It is with great sadness that I announce the death of British society as I know it. As a nation we’ve had our ups and downs. Good times and bad times. Happy times and sad times. But whatever the issue, whatever the occasion, however bad the situation, we could be always be depended on to do one thing right. We could always be relied upon to be able to form a queue. An orderly, organised queue. No need for barriers, cordons or supervision. We could create queues spontaneously. And we’d wait our turn.
Not necessarily patiently, and most definitely not without a degree of grumbling. But wait our turn we would. The world could be falling to pieces. The skies might open to reveal the White Horse of Armageddon on his way to smite us all. And we Brits would instantly form a queue, ready to stroll into Hades like polite little lemmings with crooked teeth. I would argue that in the 21st century, when the nation has battled to try and define what constitutes ‘Britishness’, the answer lay simply in our ability to queue.
But alas. This last bastion of Britishness is no more. The last identifiable characteristic of my breed has been lost. At bus stops, in car parks, on the Tube and elsewhere, our orderly queues have disappeared, replaced with a mob rush that I once associated only with the developing world, where crowds surge to grab the last bit of squatting space on the roof of a train.
What happened? What went wrong? It’s be easy to blame the foreign immigrants. They do seem to have joined in the free for all melee. But it’s not simply down to them. How about the nation’s youth? They also join in the crush. But it’s not entirely down to them. No, the blame, if you ask me (and you didn’t, but it’s my blog, so…) lies fair and squarely with the Chav.
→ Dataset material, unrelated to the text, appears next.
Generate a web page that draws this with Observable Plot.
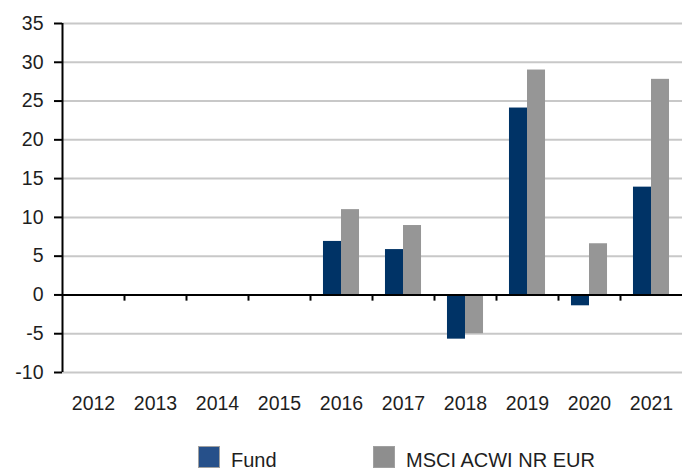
<!DOCTYPE html>
<html>
<head>
<meta charset="utf-8">
<script src="https://cdn.jsdelivr.net/npm/d3@7"></script>
<script src="https://cdn.jsdelivr.net/npm/@observablehq/plot@0.6"></script>
<style>
  html, body { margin: 0; padding: 0; background: #ffffff; }
  #wrap { width: 691px; height: 471px; position: relative; overflow: hidden; }
  #legend { position: relative; width: 691px; height: 49px; font-family: "Liberation Sans", Arial, sans-serif; font-size: 20px; color: #1e1e1e; }
  .item { position: absolute; top: 24px; display: flex; align-items: flex-start; }
  .sw { width: 22px; height: 22px; box-sizing: border-box; border: 1px solid #a0a0a0; }
  .lab { margin-left: 11px; line-height: 22px; padding-top: 3px; white-space: nowrap; }
</style>
</head>
<body>
<div id="wrap"><div id="chart"></div><div id="legend"></div></div>
<script>
// ---- data ----
const years = [2012, 2013, 2014, 2015, 2016, 2017, 2018, 2019, 2020, 2021];
const seriesNames = ["Fund", "MSCI ACWI NR EUR"];
const fundValues = [null, null, null, null, 6.9, 5.85, -5.7, 24.1, -1.4, 13.9];
const msciValues = [null, null, null, null, 11.0, 8.95, -5.0, 29.0, 6.6, 27.8];
const yTickValues = [-10, -5, 0, 5, 10, 15, 20, 25, 30, 35];

const barColors = ["#003366", "#969696"];
const legendColors = ["#26508a", "#8e8e8e"];

const rows = [];
years.forEach((yr, i) => {
  if (fundValues[i] != null) rows.push({year: yr, series: seriesNames[0], value: fundValues[i]});
  if (msciValues[i] != null) rows.push({year: yr, series: seriesNames[1], value: msciValues[i]});
});
const boundaryYears = years.slice(1);
const firstYear = [years[0]];

const FONT = '"Liberation Sans", Arial, sans-serif';
const paddingOuter = 0.72;
const facetWidth = (691 - 62 - 9) / years.length;
const step = facetWidth / (seriesNames.length + 2 * paddingOuter);
// offset from the centre of the first band to the facet's left edge
const edge = -(step * paddingOuter + step / 2);

const chart = Plot.plot({
  width: 691,
  height: 422,
  marginLeft: 62,
  marginRight: 9,
  marginTop: 23,
  marginBottom: 50,
  style: {fontFamily: FONT, fontSize: "19.5px", color: "#1e1e1e", background: "white", overflow: "visible"},
  fx: {domain: years, padding: 0, round: false, label: null},
  x: {domain: seriesNames, paddingInner: 0, paddingOuter: paddingOuter, round: false, axis: null, label: null},
  y: {domain: [-10, 35], label: null},
  color: {domain: seriesNames, range: barColors},
  marks: [
    Plot.gridY({ticks: yTickValues.filter(t => t !== 0), stroke: "#c8c8c8", strokeOpacity: 1, strokeWidth: 2}),
    Plot.barY(rows, {fx: "year", x: "series", y: "value", fill: "series"}),
    Plot.ruleY([0], {stroke: "#000000", strokeWidth: 2}),
    Plot.ruleX(boundaryYears, {fx: d => d, x: () => seriesNames[0], y1: 0, y2: -0.8, dx: edge, stroke: "#000000", strokeWidth: 2}),
    Plot.ruleX(firstYear, {fx: d => d, x: () => seriesNames[0], y1: -10, y2: 35, dx: edge, stroke: "#000000", strokeWidth: 2}),
    Plot.axisY({ticks: yTickValues, tickSize: 8, tickPadding: 11, strokeWidth: 2, stroke: "#000000", label: null, tickFormat: d => String(d)}),
    Plot.axisFx({anchor: "bottom", tickSize: 0, tickPadding: 24, label: null, tickFormat: d => String(d)})
  ]
});
document.getElementById("chart").appendChild(chart);

// ---- legend ----
const legend = document.getElementById("legend");
const lefts = [198, 373];
seriesNames.forEach((name, i) => {
  const item = document.createElement("div");
  item.className = "item";
  item.style.left = lefts[i] + "px";
  const sw = document.createElement("div");
  sw.className = "sw";
  sw.style.background = legendColors[i];
  const lab = document.createElement("div");
  lab.className = "lab";
  lab.textContent = name;
  item.appendChild(sw);
  item.appendChild(lab);
  legend.appendChild(item);
});
</script>
</body>
</html>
Foul mouthed, ignorant, poorly educated, completely lacking in class, soaking up benefits and with the manners of a flatulent baboon.
Desperate times call for drastic measures. The Saudis might be misguided with their religious police, but they are on the right track. We need Chav Police. Coppers patrolling the streets, seeking out chavs and administering whippings as required. Chavs who look likely to breed in the near future might be taken somewhere quiet and discreetly dispatched.
Perhaps I sound a little more Hitleresque tonight than usual. That’ll be down to the one hour bus journey home that turned into a four hour chav inspired marathon. Delayed by Chavs who can’t queue. Who refused to queue. And threatened an elderly man when he objected. I’d have liked to have been a Hitler tonight, just for a couple of hours. The old man would happily have been my Hess, I suspect. And whilst I might be a little OTT, this Chav section of our society are real, they are running unchecked and they are having a detrimental effect on the country. Destroying the art of queuing is simply the last straw.